First, make a list. Check it twice. It should include all your contacts, from the external contacts you interact with regularly through work to the person you met for an informational interview months ago to the person you chatted with at a virtual mixer. Include notes about each person, like how you know them or how they might be connected to your dream company. It's best if you create this list over time and continually update it, but if you haven't started one, now is a good time!
Next, figure out how to reach out. If you have the bandwidth, you can email everyone on your list, but it's also totally okay if you triage it -- and when you do, you may decide that different people get a different form of outreach, or you may remove people from your list altogether. Some people opt to send a newsletter recapping their year, but we don't recommend this as a way to build strong connections. A mass email is a more effective strategy if you're sending out a note on behalf of your whole team, if you already regularly send out newsletters, or if you have a major project or life announcement. If you go this route, make sure you have permission to email your contacts in that manner, expect a decent number of "unsubscribes," and don't anticipate many notes back. Think of this more as a targeted social media post, and consider sharing your update on LinkedIn instead.
Another option is to send handwritten cards. Most people opt to do this for personal contacts but there may be some people on your list who fall in between personal and professional. This method is more about well-wishes than establishing a rapport, so don't expect this to spark a conversation with a contact you haven't chatted with in a while. But it is a nice gesture.
If you're looking for a more in-depth exchange, or even just open up communication channels, a personalized email is best. You want to keep this short and sweet. After the season's greetings, you can let them know what you're up to in 1-2 sentences, as candidly as your relationship allows (e.g. "I'm still looking to transition to a full-time role in development" or "I plan to start looking for a new role in 2022 and am hoping to land at a streaming service in the production department" or "Since we last spoke pre-pandemic, I wrapped production on the latest season of X and am gearing up for my next show in late January!"), and ask how things are going for them. You can also ask if they'd like to catch up in the new year, as long as you make sure not to overcommit yourself. Draft a new message for each contact and note the outreach on your handy-dandy list so that you're set up to track your network in 2022.

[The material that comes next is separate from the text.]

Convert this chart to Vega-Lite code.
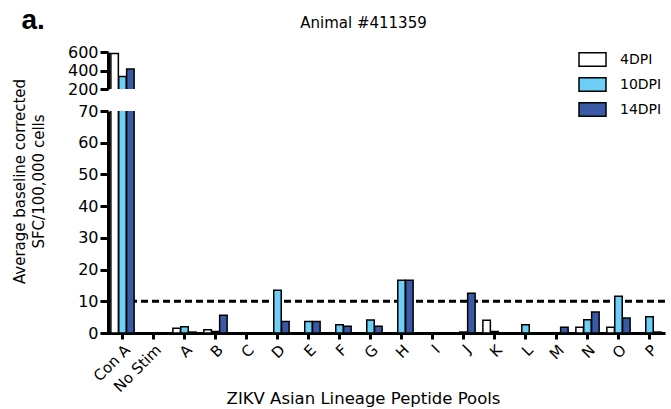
{
  "$schema": "https://vega.github.io/schema/vega-lite/v6.json",
  "padding": {"left": 11, "top": 6, "right": 2, "bottom": 0},
  "background": "white",
  "config": {
    "font": "DejaVu Sans",
    "view": {"stroke": null},
    "axis": {
      "domainColor": "black", "domainWidth": 3, "tickColor": "black", "tickWidth": 3,
      "labelColor": "black", "titleColor": "black", "labelFont": "DejaVu Sans",
      "titleFont": "DejaVu Sans", "grid": false, "titleFontWeight": "normal", "labelOverlap": false
    },
    "axisY": {"tickSize": 8, "labelFontSize": 16, "labelPadding": 2},
    "axisX": {"tickSize": 6, "labelFontSize": 15, "labelPadding": 3},
    "legend": {
      "orient": "none", "legendX": 471, "legendY": -7, "title": null,
      "symbolType": "M-1,-0.5H1V0.5H-1Z", "symbolSize": 729,
      "symbolStrokeColor": "black", "symbolStrokeWidth": 1.5,
      "labelFontSize": 14, "labelColor": "black", "labelFont": "DejaVu Sans",
      "labelOffset": 13, "rowPadding": -3, "padding": 0
    }
  },
  "datasets": {
    "spots": [
      {"pool": "Con A", "dpi": "4DPI", "value": 585},
      {"pool": "Con A", "dpi": "10DPI", "value": 334},
      {"pool": "Con A", "dpi": "14DPI", "value": 415},
      {"pool": "No Stim", "dpi": "4DPI", "value": 0},
      {"pool": "No Stim", "dpi": "10DPI", "value": 0},
      {"pool": "No Stim", "dpi": "14DPI", "value": 0},
      {"pool": "A", "dpi": "4DPI", "value": 1.5},
      {"pool": "A", "dpi": "10DPI", "value": 2.0},
      {"pool": "A", "dpi": "14DPI", "value": 0.3},
      {"pool": "B", "dpi": "4DPI", "value": 1.0},
      {"pool": "B", "dpi": "10DPI", "value": 0.5},
      {"pool": "B", "dpi": "14DPI", "value": 5.6},
      {"pool": "C", "dpi": "4DPI", "value": 0},
      {"pool": "C", "dpi": "10DPI", "value": 0},
      {"pool": "C", "dpi": "14DPI", "value": 0},
      {"pool": "D", "dpi": "4DPI", "value": 0},
      {"pool": "D", "dpi": "10DPI", "value": 13.5},
      {"pool": "D", "dpi": "14DPI", "value": 3.6},
      {"pool": "E", "dpi": "4DPI", "value": 0},
      {"pool": "E", "dpi": "10DPI", "value": 3.6},
      {"pool": "E", "dpi": "14DPI", "value": 3.6},
      {"pool": "F", "dpi": "4DPI", "value": 0},
      {"pool": "F", "dpi": "10DPI", "value": 2.6},
      {"pool": "F", "dpi": "14DPI", "value": 2.1},
      {"pool": "G", "dpi": "4DPI", "value": 0},
      {"pool": "G", "dpi": "10DPI", "value": 4.1},
      {"pool": "G", "dpi": "14DPI", "value": 2.1},
      {"pool": "H", "dpi": "4DPI", "value": 0},
      {"pool": "H", "dpi": "10DPI", "value": 16.6},
      {"pool": "H", "dpi": "14DPI", "value": 16.6},
      {"pool": "I", "dpi": "4DPI", "value": 0},
      {"pool": "I", "dpi": "10DPI", "value": 0},
      {"pool": "I", "dpi": "14DPI", "value": 0},
      {"pool": "J", "dpi": "4DPI", "value": 0},
      {"pool": "J", "dpi": "10DPI", "value": 0.3},
      {"pool": "J", "dpi": "14DPI", "value": 12.5},
      {"pool": "K", "dpi": "4DPI", "value": 4.0},
      {"pool": "K", "dpi": "10DPI", "value": 0.5},
      {"pool": "K", "dpi": "14DPI", "value": 0},
      {"pool": "L", "dpi": "4DPI", "value": 0},
      {"pool": "L", "dpi": "10DPI", "value": 2.6},
      {"pool": "L", "dpi": "14DPI", "value": 0},
      {"pool": "M", "dpi": "4DPI", "value": 0},
      {"pool": "M", "dpi": "10DPI", "value": 0},
      {"pool": "M", "dpi": "14DPI", "value": 1.8},
      {"pool": "N", "dpi": "4DPI", "value": 1.8},
      {"pool": "N", "dpi": "10DPI", "value": 4.2},
      {"pool": "N", "dpi": "14DPI", "value": 6.6},
      {"pool": "O", "dpi": "4DPI", "value": 1.8},
      {"pool": "O", "dpi": "10DPI", "value": 11.6},
      {"pool": "O", "dpi": "14DPI", "value": 4.7},
      {"pool": "P", "dpi": "4DPI", "value": 0},
      {"pool": "P", "dpi": "10DPI", "value": 5.1},
      {"pool": "P", "dpi": "14DPI", "value": 0.3}
    ]
  },
  "bounds": "flush",
  "spacing": 22,
  "vconcat": [
    {
      "width": 558,
      "height": 37,
      "data": {"name": "spots"},
      "transform": [{"filter": "datum.pool === 'Con A'"}],
      "mark": {"type": "bar", "clip": true, "stroke": "black", "strokeWidth": 1.5},
      "encoding": {
        "x": {"field": "pool", "type": "nominal", "sort": null,
              "scale": {"domain": ["Con A", "No Stim", "A", "B", "C", "D", "E", "F", "G", "H", "I", "J", "K", "L", "M", "N", "O", "P"], "paddingInner": 0.25, "paddingOuter": 0.125},
              "axis": {"orient": "top", "domain": false, "ticks": false, "labels": false,
                       "title": "Animal #411359", "titleFontSize": 15, "titleX": 256, "titleY": -25,
                       "titleAlign": "center", "titleBaseline": "alphabetic"}},
        "xOffset": {"field": "dpi", "type": "nominal", "scale": {"domain": ["4DPI", "10DPI", "14DPI"], "paddingInner": 0.05}},
        "y": {"field": "value", "type": "quantitative",
              "scale": {"domain": [200, 600], "zero": false, "nice": false},
              "axis": {"values": [200, 400, 600], "offset": -1, "labelOverlap": false, "title": "a.", "titleAngle": 0, "titleFont": "Liberation Sans", "titleFontSize": 28, "titleFontWeight": "bold", "titleAlign": "left", "titleBaseline": "alphabetic", "titleX": -87, "titleY": -24}},
        "fill": {"field": "dpi", "type": "nominal",
                 "scale": {"domain": ["4DPI", "10DPI", "14DPI"], "range": ["#ffffff", "#6dcff6", "#3b5aa6"]}}
      }
    },
    {
      "width": 558,
      "height": 222,
      "layer": [
        {
          "data": {"values": [{}]},
          "mark": {"type": "rule", "strokeDash": [7, 4], "strokeWidth": 3, "color": "black"},
          "encoding": {
            "y": {"datum": 10, "type": "quantitative",
                  "scale": {"domain": [0, 70], "nice": false},
                  "axis": {"values": [0, 10, 20, 30, 40, 50, 60, 70], "offset": -1, "labelOverlap": false,
                           "title": ["Average baseline corrected", "SFC/100,000 cells"],
                           "titleFontSize": 15, "titleLineHeight": 19, "titleAngle": -90,
                           "titleAlign": "center", "titleBaseline": "top", "titleX": -96, "titleY": 70}}
          }
        },
        {
          "data": {"name": "spots"},
          "mark": {"type": "bar", "clip": true, "stroke": "black", "strokeWidth": 1.5},
          "encoding": {
            "x": {"field": "pool", "type": "nominal", "sort": null,
                  "scale": {"domain": ["Con A", "No Stim", "A", "B", "C", "D", "E", "F", "G", "H", "I", "J", "K", "L", "M", "N", "O", "P"], "paddingInner": 0.25, "paddingOuter": 0.125},
                  "axis": {"labelAngle": -45, "title": "ZIKV Asian Lineage Peptide Pools", "titleFontSize": 16.5, "titleX": 256, "titleY": 57, "titleBaseline": "top"}},
            "xOffset": {"field": "dpi", "type": "nominal", "scale": {"domain": ["4DPI", "10DPI", "14DPI"], "paddingInner": 0.05}},
            "y": {"field": "value", "type": "quantitative",
                  "scale": {"domain": [0, 70], "nice": false},
                  "axis": {"values": [0, 10, 20, 30, 40, 50, 60, 70], "offset": -1, "labelOverlap": false,
                           "title": ["Average baseline corrected", "SFC/100,000 cells"],
                           "titleFontSize": 15, "titleLineHeight": 19, "titleAngle": -90,
                           "titleAlign": "center", "titleBaseline": "top", "titleX": -96, "titleY": 70}},
            "fill": {"field": "dpi", "type": "nominal",
                     "scale": {"domain": ["4DPI", "10DPI", "14DPI"], "range": ["#ffffff", "#6dcff6", "#3b5aa6"]}}
          }
        }
      ]
    }
  ]
}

You don't have to email everyone all at once, either. Make a schedule for yourself (again, based on how you prioritize your list!) and start sending notes as early as the week leading up to Christmas break and as late as the first week back at work (that said, if you are hoping for a response, avoid sending your note the Friday before Christmas break). You may not get a response from every contact, but if you're genuine, polite, and professional, you'll get back on the radar and keep your network up to date.